• _Exercise task_: Stop at the line containing "err_conv = [0.08, 0.09, 0.08]": write out every line from the beginning of the entries up to and including it, minus the pictures.

• _Provided records_:
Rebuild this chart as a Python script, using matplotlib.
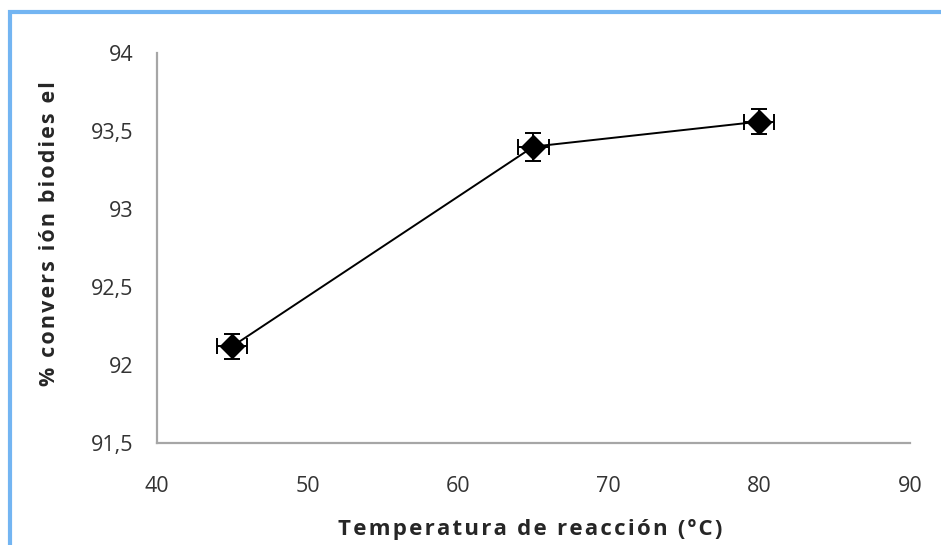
import matplotlib.pyplot as plt
from matplotlib.patches import Rectangle
from matplotlib.ticker import FuncFormatter

# reaction temperature vs biodiesel conversion
temperatura = [45, 65, 80]
conversion = [92.12, 93.40, 93.56]
err_temp = [1, 1, 1]
err_conv = [0.08, 0.09, 0.08]

x_ticks = [40, 50, 60, 70, 80, 90]
y_ticks = [91.5, 92, 92.5, 93, 93.5, 94]

fonts = ["Open Sans", "DejaVu Sans"]

def spaced(s):
    # wide letter spacing like the source document
    return "\u200a".join(s)

fig = plt.figure(figsize=(9.41, 5.45), dpi=100)
ax = fig.add_axes([0.1668, 0.187, 0.967 - 0.1668, 0.9028 - 0.187])

ax.errorbar(temperatura, conversion, xerr=err_temp, yerr=err_conv,
            fmt="-", color="black", lw=1.4, elinewidth=1.4,
            capsize=6, capthick=1.4, marker="D", markersize=12,
            markerfacecolor="black", markeredgecolor="black")

ax.set_xlim(40, 90)
ax.set_ylim(91.5, 94)
ax.set_xticks(x_ticks)
ax.set_yticks(y_ticks)
# decimal comma on the y axis
ax.yaxis.set_major_formatter(FuncFormatter(lambda v, p: f"{v:g}".replace(".", ",")))

for side in ["top", "right"]:
    ax.spines[side].set_visible(False)
for side in ["left", "bottom"]:
    ax.spines[side].set_color("#a6a6a6")
    ax.spines[side].set_linewidth(1.6)

ax.tick_params(length=0, labelsize=15.5, labelcolor="#333333")
ax.tick_params(axis="y", pad=17)
ax.tick_params(axis="x", pad=24)
for lbl in ax.get_xticklabels() + ax.get_yticklabels():
    lbl.set_family(fonts)

fig.text(0.053, 0.572, spaced("% convers ión biodies el"), rotation=90,
         ha="center", va="center", fontsize=15.5, fontweight="bold",
         family=fonts, color="#262626")
fig.text(0.563, 0.028, spaced("Temperatura de reacción (ºC)"),
         ha="center", va="center", fontsize=16, fontweight="bold",
         family=fonts, color="#262626")

# blue frame around the chart area
fig.patches.append(Rectangle((10 / 941, -0.1), 1.2, 1.1 - 12 / 545,
                             transform=fig.transFigure, fill=False,
                             edgecolor="#73b5f2", linewidth=3))

plt.savefig("out.png", dpi=100)
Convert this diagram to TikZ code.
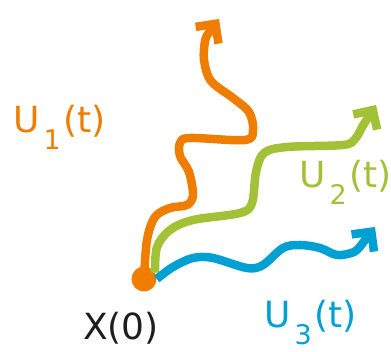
\documentclass[tikz,border=0pt]{standalone}
\usepackage{fontspec}
\setmainfont{DejaVu Sans}
\usetikzlibrary{arrows.meta}
\newcommand\Ulabel[1]{U\kern4pt\raisebox{-17pt}{\fontsize{27}{27}\selectfont #1}\kern3pt(t)}

\begin{document}
\begin{tikzpicture}[x=1pt, y=1pt, >={Straight Barb[angle=90:20pt]}, walk/.style={->, line width=8.5pt, line join=round, smooth, tension=0.55}, lab/.style={anchor=base west, inner sep=0pt, font=\fontsize{36}{36}\selectfont}]
\definecolor{Orng}{HTML}{EF7D00}\definecolor{Lime}{HTML}{A3C136}\definecolor{Cyan}{HTML}{00A0D3}\definecolor{Ink}{HTML}{1E1E1E}
\useasboundingbox (0,0) rectangle (391,352);
\node[circle, fill=Orng, minimum size=25pt, inner sep=0pt] (x0) at (144,73) {};
\coordinate (end1) at (219,333); \coordinate (end2) at (376,247); \coordinate (end3) at (375,125);
% the three paths out of X(0)
\draw[walk, Orng] plot coordinates {(x0.center) (147,112) (155,135) (170,144) (187,147) (193,157) (189,180) (180,196) (180,209) (190,214) (245,212) (253,222) (249,240) (233,254) (211,271) (204,292) (205,311) (208,318)} -- (end1);
\draw[walk, Lime] plot coordinates {(x0.30) (157,105) (170,122) (193,132) (240,139) (252,149) (256,180) (264,199) (287,205) (343,207) (355,213) (362,225)} -- (end2);
\draw[walk, Cyan] plot coordinates {(x0.east) (173,85) (193,94) (213,94) (247,84) (263,87) (283,104) (300,107) (320,104) (337,97) (354,100) (362,108)} -- (end3);
% labels
\node[lab, Orng] (u1) at (13,219) {\Ulabel{1}};
\node[lab, Lime] (u2) at (299,164) {\Ulabel{2}};
\node[lab, Cyan] (u3) at (264,24) {\Ulabel{3}};
\node[lab, Ink] (x0lab) at (83,12) {X(0)};
\end{tikzpicture}
\end{document}
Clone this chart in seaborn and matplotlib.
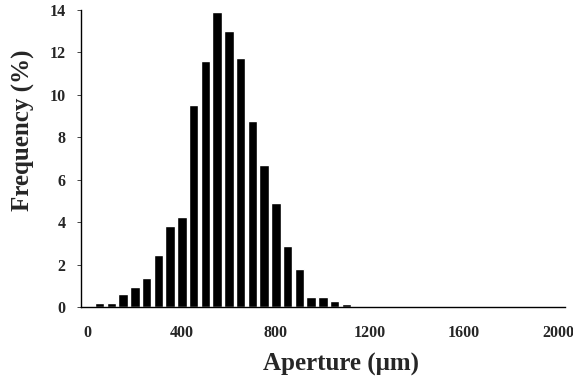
import pandas as pd
import matplotlib
matplotlib.use("Agg")
import matplotlib.pyplot as plt
import seaborn as sns

# Aperture bin centres (um) and frequency (%)
aperture = [50, 100, 150, 200, 250, 300, 350, 400, 450, 500, 550,
            600, 650, 700, 750, 800, 850, 900, 950, 1000, 1050, 1100]
frequency = [0.17, 0.17, 0.60, 0.93, 1.38, 2.43, 3.81, 4.22, 9.50, 11.58, 13.90,
             12.97, 11.72, 8.75, 6.68, 4.91, 2.86, 1.77, 0.48, 0.48, 0.28, 0.16]
x_ticks = [0, 400, 800, 1200, 1600, 2000]
y_ticks = [0, 2, 4, 6, 8, 10, 12, 14]

df = pd.DataFrame({"Aperture": aperture, "Frequency": frequency})

sns.set_style("white")
plt.rcParams["font.family"] = ["Liberation Serif", "DejaVu Serif"]
plt.rcParams["font.weight"] = "bold"

fig = plt.figure(figsize=(5.73, 3.83), dpi=100)
ax = fig.add_axes([0.1414, 0.1984, 0.8446, 0.7766])

sns.barplot(data=df, x="Aperture", y="Frequency", native_scale=True,
            color="black", width=0.82, saturation=1, ax=ax)

ax.set_xlim(-29, 2030)
ax.set_ylim(0, 14)
ax.set_xticks(x_ticks)
ax.set_xticklabels([str(t) for t in x_ticks], fontsize=11.5, fontweight="bold")
ax.set_yticks(y_ticks)
ax.set_yticklabels([str(t) for t in y_ticks], fontsize=11.5, fontweight="bold")
ax.tick_params(axis="x", length=0, pad=13)
ax.tick_params(axis="y", length=3, width=0.6, direction="out", pad=8, left=True)

sns.despine(ax=ax)
for s in ["left", "bottom"]:
    ax.spines[s].set_color("black")
    ax.spines[s].set_linewidth(1.0)

ax.set_xlabel("Aperture (\u03bcm)", fontsize=18, fontweight="bold")
ax.set_ylabel("Frequency (%)", fontsize=18, fontweight="bold")
ax.xaxis.set_label_coords(0.537, -0.155)
ax.yaxis.set_label_coords(-0.095, 0.595)

fig.savefig("out.png", dpi=100)
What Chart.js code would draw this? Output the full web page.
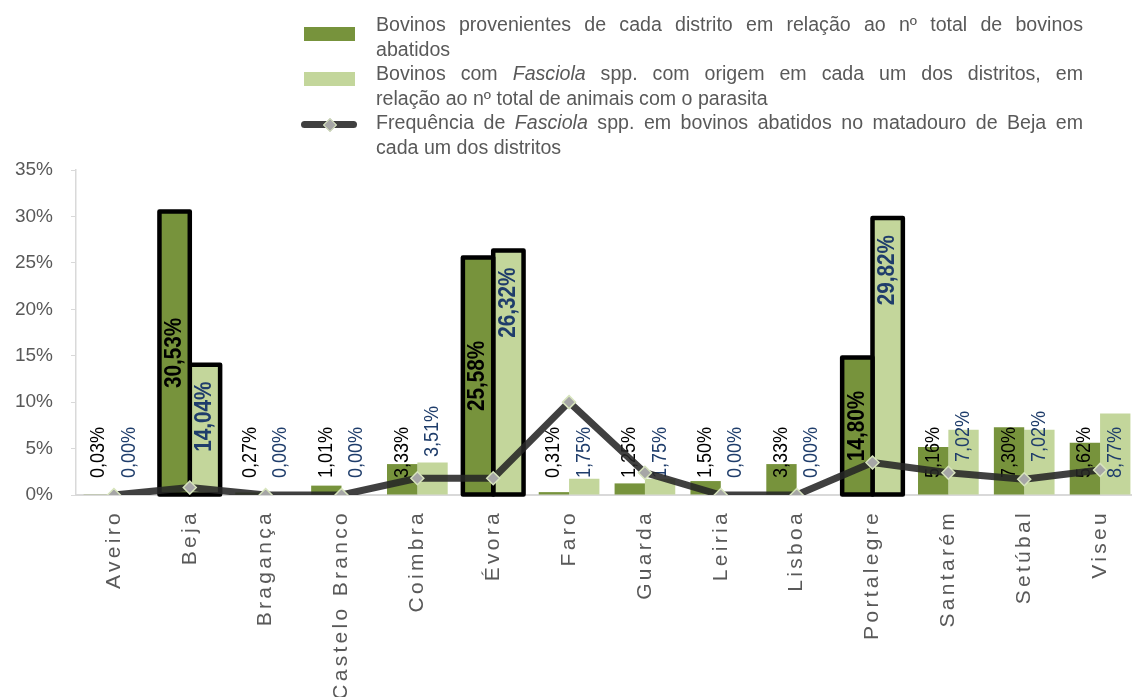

• _Output of the exercise_:
Rebuild this chart as a Python script, using matplotlib.
import matplotlib.pyplot as plt
from matplotlib.patches import Rectangle
from matplotlib.ticker import FuncFormatter

# reaction temperature vs biodiesel conversion
temperatura = [45, 65, 80]
conversion = [92.12, 93.40, 93.56]
err_temp = [1, 1, 1]
err_conv = [0.08, 0.09, 0.08]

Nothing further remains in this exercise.